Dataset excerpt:
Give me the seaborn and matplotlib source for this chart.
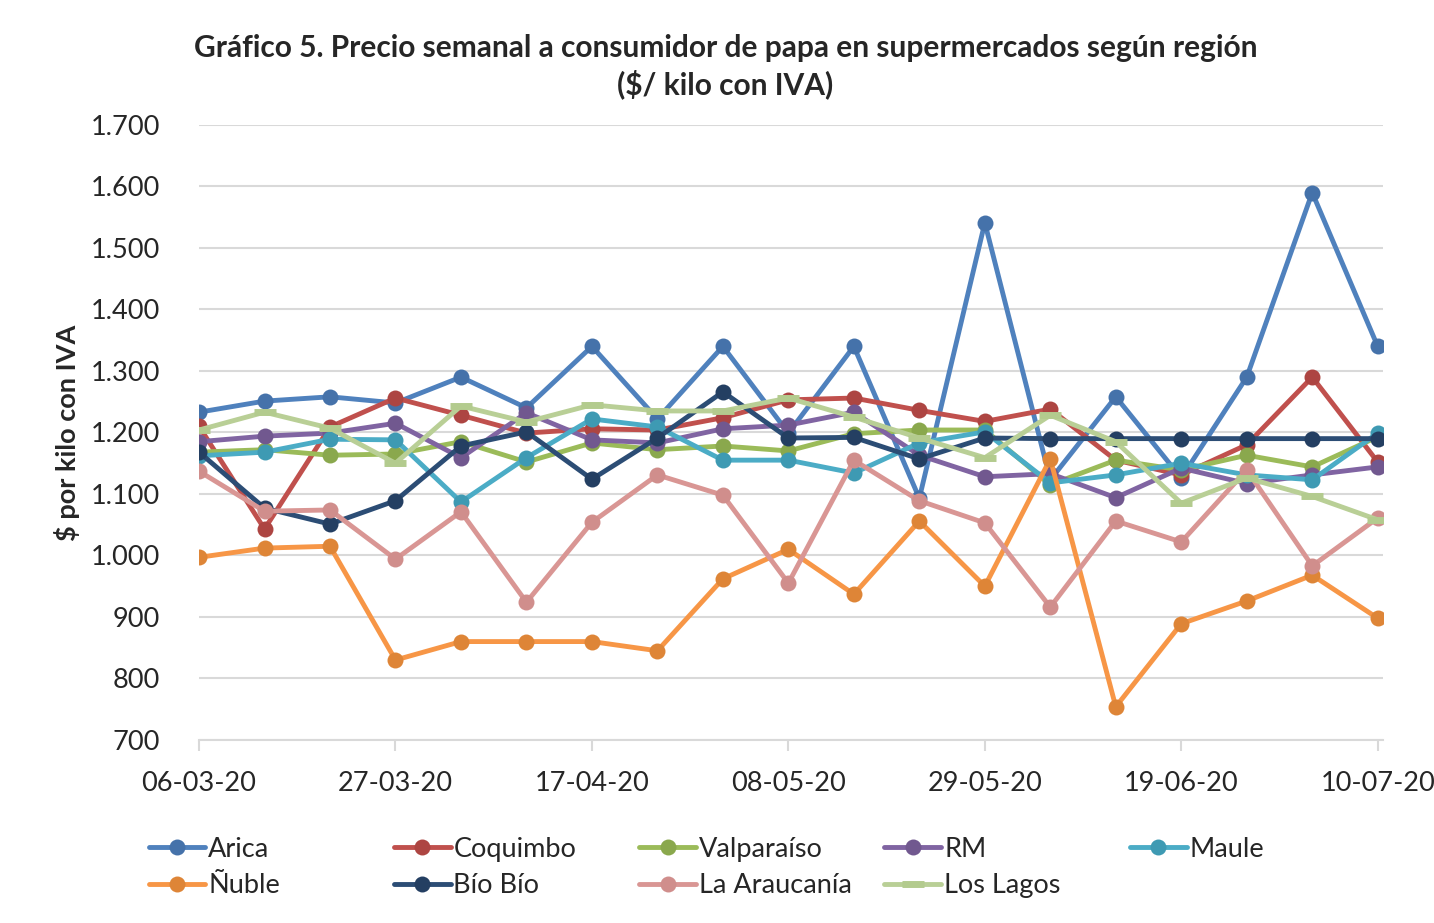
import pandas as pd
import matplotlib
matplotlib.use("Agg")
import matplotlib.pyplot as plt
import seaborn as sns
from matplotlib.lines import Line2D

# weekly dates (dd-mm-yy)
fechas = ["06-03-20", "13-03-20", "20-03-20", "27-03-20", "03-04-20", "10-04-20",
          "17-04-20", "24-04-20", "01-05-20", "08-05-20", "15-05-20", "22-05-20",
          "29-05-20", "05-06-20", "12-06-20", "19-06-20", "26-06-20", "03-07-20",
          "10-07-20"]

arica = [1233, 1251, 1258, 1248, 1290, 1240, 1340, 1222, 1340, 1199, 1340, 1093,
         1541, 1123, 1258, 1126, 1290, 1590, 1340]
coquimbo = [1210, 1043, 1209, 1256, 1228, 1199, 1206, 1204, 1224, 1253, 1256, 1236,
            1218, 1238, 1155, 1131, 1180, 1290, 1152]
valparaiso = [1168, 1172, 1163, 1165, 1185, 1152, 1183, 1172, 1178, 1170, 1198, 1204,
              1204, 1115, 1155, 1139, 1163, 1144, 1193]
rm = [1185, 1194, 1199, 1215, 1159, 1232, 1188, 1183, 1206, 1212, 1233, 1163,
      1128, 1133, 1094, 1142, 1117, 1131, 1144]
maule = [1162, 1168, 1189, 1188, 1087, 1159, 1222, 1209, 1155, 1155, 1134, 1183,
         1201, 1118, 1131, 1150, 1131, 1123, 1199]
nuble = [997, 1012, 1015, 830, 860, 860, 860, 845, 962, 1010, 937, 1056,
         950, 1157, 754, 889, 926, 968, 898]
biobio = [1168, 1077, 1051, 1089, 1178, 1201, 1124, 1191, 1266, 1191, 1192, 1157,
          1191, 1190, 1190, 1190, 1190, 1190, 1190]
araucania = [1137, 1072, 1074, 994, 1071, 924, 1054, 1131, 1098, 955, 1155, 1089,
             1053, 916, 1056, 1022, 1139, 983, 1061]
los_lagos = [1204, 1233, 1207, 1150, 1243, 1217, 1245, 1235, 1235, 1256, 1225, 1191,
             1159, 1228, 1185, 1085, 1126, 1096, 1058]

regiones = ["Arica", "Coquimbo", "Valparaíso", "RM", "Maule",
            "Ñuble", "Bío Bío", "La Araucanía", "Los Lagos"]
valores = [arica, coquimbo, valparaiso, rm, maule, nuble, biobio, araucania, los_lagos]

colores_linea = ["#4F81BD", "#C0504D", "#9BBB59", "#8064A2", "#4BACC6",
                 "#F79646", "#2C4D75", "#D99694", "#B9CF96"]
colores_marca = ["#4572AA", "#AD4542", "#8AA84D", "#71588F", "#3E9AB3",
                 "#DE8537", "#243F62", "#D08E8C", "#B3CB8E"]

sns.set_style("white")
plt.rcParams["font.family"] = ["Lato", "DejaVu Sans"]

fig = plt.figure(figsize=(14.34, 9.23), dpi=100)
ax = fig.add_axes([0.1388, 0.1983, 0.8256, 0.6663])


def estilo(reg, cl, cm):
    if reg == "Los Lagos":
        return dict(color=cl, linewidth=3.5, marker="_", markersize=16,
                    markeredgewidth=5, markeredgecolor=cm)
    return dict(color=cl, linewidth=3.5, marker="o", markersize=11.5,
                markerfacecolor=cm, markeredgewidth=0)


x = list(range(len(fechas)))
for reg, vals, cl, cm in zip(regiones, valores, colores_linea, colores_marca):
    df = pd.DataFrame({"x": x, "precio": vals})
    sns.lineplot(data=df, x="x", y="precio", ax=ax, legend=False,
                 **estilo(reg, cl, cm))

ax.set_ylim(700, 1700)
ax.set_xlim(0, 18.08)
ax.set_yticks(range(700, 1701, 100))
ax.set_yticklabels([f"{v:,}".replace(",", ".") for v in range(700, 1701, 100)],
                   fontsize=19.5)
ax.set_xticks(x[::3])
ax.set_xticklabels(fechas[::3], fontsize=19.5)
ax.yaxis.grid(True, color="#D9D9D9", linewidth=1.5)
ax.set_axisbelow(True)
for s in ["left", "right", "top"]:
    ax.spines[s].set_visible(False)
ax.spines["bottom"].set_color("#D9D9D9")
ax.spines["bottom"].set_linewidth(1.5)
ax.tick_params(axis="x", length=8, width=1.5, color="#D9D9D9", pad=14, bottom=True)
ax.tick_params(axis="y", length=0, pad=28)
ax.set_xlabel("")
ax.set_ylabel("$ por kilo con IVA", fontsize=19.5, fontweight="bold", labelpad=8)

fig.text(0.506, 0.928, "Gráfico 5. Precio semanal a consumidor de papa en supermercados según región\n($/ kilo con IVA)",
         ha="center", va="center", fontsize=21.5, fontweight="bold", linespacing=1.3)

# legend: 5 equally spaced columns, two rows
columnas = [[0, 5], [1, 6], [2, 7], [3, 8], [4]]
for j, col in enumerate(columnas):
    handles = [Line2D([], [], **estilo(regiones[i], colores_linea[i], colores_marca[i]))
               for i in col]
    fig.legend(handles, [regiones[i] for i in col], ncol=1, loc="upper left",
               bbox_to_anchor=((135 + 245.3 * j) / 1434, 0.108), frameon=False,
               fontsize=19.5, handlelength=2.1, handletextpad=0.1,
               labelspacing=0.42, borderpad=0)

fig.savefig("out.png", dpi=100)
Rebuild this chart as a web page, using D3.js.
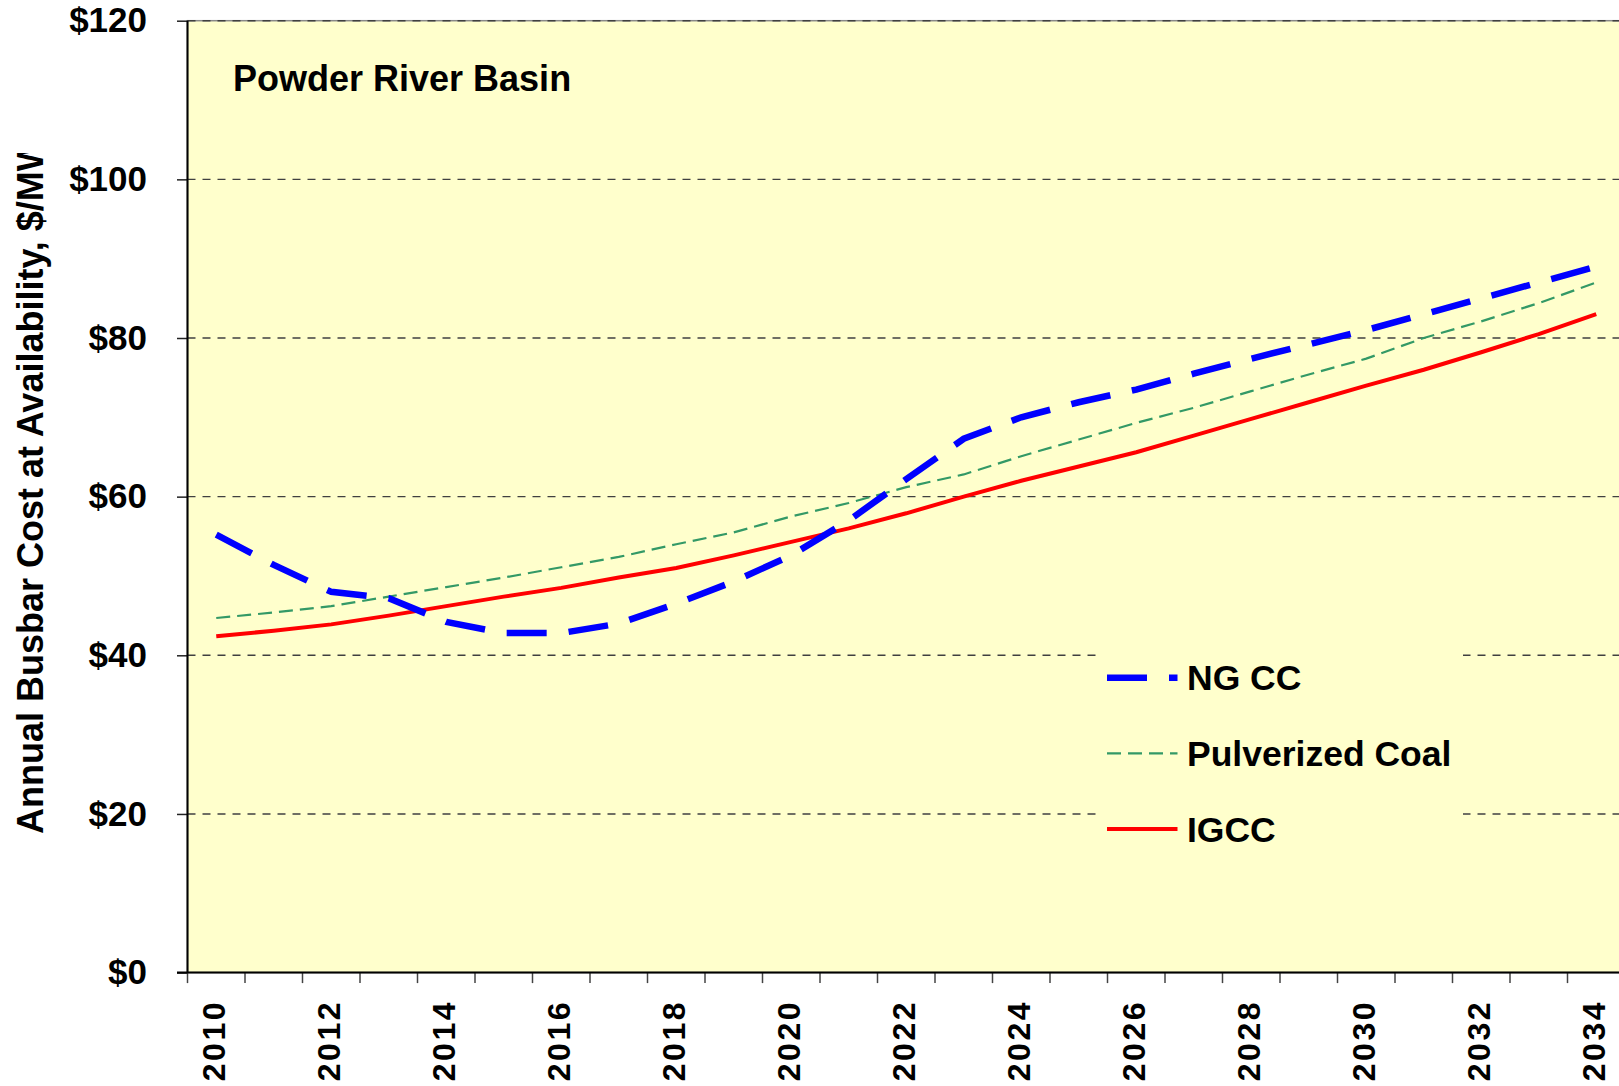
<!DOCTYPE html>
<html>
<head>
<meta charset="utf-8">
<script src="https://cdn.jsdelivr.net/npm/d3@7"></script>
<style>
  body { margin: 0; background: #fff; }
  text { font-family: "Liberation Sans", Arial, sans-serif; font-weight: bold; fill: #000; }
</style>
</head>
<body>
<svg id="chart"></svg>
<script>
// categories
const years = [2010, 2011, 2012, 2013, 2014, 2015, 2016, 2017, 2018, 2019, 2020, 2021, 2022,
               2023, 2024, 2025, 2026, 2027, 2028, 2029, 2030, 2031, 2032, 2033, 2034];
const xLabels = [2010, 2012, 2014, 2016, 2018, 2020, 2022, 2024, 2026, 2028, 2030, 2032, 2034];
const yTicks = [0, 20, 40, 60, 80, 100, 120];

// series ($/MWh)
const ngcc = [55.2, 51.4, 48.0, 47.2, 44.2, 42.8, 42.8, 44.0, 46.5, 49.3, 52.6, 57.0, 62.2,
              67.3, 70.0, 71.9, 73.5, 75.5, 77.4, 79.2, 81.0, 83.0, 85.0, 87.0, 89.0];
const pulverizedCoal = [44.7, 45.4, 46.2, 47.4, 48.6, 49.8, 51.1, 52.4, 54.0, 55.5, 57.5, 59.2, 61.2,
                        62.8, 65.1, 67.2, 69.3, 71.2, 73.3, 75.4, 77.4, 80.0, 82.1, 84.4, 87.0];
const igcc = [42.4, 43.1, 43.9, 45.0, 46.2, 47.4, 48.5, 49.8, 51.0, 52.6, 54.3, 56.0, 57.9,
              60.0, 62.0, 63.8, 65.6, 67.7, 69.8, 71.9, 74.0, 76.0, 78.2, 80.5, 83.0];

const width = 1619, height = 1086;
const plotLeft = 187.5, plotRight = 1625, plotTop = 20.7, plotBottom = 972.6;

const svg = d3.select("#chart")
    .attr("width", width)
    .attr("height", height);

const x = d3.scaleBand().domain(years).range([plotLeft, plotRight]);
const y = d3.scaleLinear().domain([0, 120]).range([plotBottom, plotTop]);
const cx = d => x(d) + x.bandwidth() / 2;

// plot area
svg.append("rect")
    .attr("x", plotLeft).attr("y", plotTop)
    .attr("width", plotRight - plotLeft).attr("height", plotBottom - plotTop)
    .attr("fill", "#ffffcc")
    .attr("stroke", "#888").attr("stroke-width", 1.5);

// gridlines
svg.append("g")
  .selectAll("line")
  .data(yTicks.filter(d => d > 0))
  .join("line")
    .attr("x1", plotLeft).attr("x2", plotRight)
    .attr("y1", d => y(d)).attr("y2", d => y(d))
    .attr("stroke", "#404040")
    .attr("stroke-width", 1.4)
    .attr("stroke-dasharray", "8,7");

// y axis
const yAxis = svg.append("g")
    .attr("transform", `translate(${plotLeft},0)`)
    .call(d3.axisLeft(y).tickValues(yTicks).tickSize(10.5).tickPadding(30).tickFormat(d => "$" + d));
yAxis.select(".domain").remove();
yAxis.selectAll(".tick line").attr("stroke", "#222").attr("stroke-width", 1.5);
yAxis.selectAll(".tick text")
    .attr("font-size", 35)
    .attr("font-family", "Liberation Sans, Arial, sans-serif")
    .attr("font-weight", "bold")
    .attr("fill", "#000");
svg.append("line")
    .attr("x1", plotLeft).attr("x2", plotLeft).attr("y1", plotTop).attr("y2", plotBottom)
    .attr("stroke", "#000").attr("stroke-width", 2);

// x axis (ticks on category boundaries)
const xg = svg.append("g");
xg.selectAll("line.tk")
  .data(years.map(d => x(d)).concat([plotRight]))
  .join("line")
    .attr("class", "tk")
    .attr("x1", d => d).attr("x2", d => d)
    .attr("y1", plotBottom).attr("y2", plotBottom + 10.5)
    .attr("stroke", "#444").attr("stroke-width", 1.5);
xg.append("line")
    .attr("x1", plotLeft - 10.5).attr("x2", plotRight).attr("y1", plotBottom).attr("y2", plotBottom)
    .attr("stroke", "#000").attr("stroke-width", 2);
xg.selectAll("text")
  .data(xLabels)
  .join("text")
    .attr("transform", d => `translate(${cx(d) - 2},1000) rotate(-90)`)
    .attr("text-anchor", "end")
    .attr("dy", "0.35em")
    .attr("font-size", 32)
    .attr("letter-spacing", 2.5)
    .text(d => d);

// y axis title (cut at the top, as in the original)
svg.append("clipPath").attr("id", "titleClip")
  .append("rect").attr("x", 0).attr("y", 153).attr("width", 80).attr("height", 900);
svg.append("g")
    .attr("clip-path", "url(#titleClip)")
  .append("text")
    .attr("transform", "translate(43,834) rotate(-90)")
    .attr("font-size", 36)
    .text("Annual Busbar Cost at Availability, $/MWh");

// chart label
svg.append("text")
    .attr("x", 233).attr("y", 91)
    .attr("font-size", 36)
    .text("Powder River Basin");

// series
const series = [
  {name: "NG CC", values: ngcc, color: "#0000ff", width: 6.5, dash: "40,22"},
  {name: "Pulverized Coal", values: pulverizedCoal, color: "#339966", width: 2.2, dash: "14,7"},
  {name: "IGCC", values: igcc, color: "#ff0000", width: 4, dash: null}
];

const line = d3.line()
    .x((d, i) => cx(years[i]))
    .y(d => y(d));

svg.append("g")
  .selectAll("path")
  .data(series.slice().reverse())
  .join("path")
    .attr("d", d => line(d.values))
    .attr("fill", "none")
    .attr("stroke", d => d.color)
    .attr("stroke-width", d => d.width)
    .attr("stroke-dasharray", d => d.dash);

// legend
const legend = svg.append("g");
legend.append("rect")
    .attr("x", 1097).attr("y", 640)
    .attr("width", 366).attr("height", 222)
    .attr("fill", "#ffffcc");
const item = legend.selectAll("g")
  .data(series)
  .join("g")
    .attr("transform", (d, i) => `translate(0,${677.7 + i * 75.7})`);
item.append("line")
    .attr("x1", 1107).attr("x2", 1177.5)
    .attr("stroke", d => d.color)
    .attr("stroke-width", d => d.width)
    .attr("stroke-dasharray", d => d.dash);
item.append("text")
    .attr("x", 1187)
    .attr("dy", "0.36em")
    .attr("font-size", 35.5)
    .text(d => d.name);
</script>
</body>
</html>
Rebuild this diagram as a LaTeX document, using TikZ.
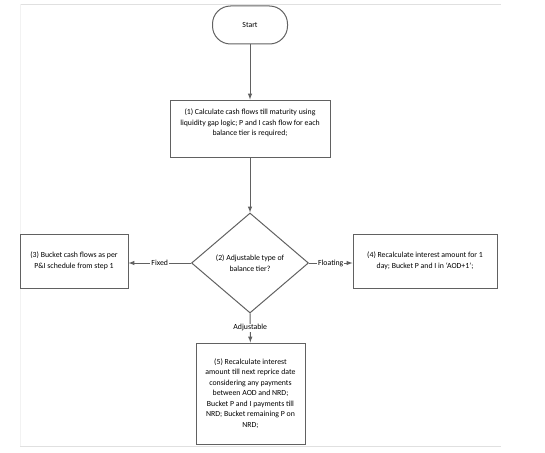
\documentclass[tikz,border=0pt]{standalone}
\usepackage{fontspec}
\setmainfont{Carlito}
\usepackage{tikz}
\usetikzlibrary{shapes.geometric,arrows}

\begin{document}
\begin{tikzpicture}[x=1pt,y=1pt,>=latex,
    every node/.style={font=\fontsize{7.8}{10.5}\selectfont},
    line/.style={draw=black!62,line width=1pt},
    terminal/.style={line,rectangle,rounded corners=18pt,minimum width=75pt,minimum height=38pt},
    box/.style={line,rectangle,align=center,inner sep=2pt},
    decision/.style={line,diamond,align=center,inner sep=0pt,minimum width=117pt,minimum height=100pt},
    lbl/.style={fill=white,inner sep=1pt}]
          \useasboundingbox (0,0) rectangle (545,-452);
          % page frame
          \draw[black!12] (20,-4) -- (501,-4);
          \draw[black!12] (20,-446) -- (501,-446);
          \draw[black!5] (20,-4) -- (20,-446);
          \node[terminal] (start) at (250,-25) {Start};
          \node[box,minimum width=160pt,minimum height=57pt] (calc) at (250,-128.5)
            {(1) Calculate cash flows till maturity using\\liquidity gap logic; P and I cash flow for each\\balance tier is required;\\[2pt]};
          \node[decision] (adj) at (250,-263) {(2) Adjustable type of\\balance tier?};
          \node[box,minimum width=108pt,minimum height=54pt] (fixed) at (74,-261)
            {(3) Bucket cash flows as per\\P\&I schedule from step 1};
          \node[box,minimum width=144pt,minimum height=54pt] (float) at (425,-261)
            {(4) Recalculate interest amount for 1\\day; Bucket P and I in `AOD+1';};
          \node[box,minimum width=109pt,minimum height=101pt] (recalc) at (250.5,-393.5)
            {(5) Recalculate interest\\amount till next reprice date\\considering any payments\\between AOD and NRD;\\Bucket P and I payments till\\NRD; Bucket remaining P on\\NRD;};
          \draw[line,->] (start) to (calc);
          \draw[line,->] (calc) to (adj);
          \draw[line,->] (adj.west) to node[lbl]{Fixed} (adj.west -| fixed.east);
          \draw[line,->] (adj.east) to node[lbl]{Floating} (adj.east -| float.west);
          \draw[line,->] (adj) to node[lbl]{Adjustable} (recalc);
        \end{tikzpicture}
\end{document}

__EXERCISE BRIEF__:
The first line to give again is the one with "Rebuild this chart", and the last is the one with "const yTicks = [0, 20, 40, 60, 80, 100, 120];". Repeat them and everything between exactly, minus the pictures.

__SOLUTION BELOW__:
Rebuild this chart as a web page, using D3.js.
<!DOCTYPE html>
<html>
<head>
<meta charset="utf-8">
<script src="https://cdn.jsdelivr.net/npm/d3@7"></script>
<style>
  body { margin: 0; background: #fff; }
  text { font-family: "Liberation Sans", Arial, sans-serif; font-weight: bold; fill: #000; }
</style>
</head>
<body>
<svg id="chart"></svg>
<script>
// categories
const years = [2010, 2011, 2012, 2013, 2014, 2015, 2016, 2017, 2018, 2019, 2020, 2021, 2022,
               2023, 2024, 2025, 2026, 2027, 2028, 2029, 2030, 2031, 2032, 2033, 2034];
const xLabels = [2010, 2012, 2014, 2016, 2018, 2020, 2022, 2024, 2026, 2028, 2030, 2032, 2034];
const yTicks = [0, 20, 40, 60, 80, 100, 120];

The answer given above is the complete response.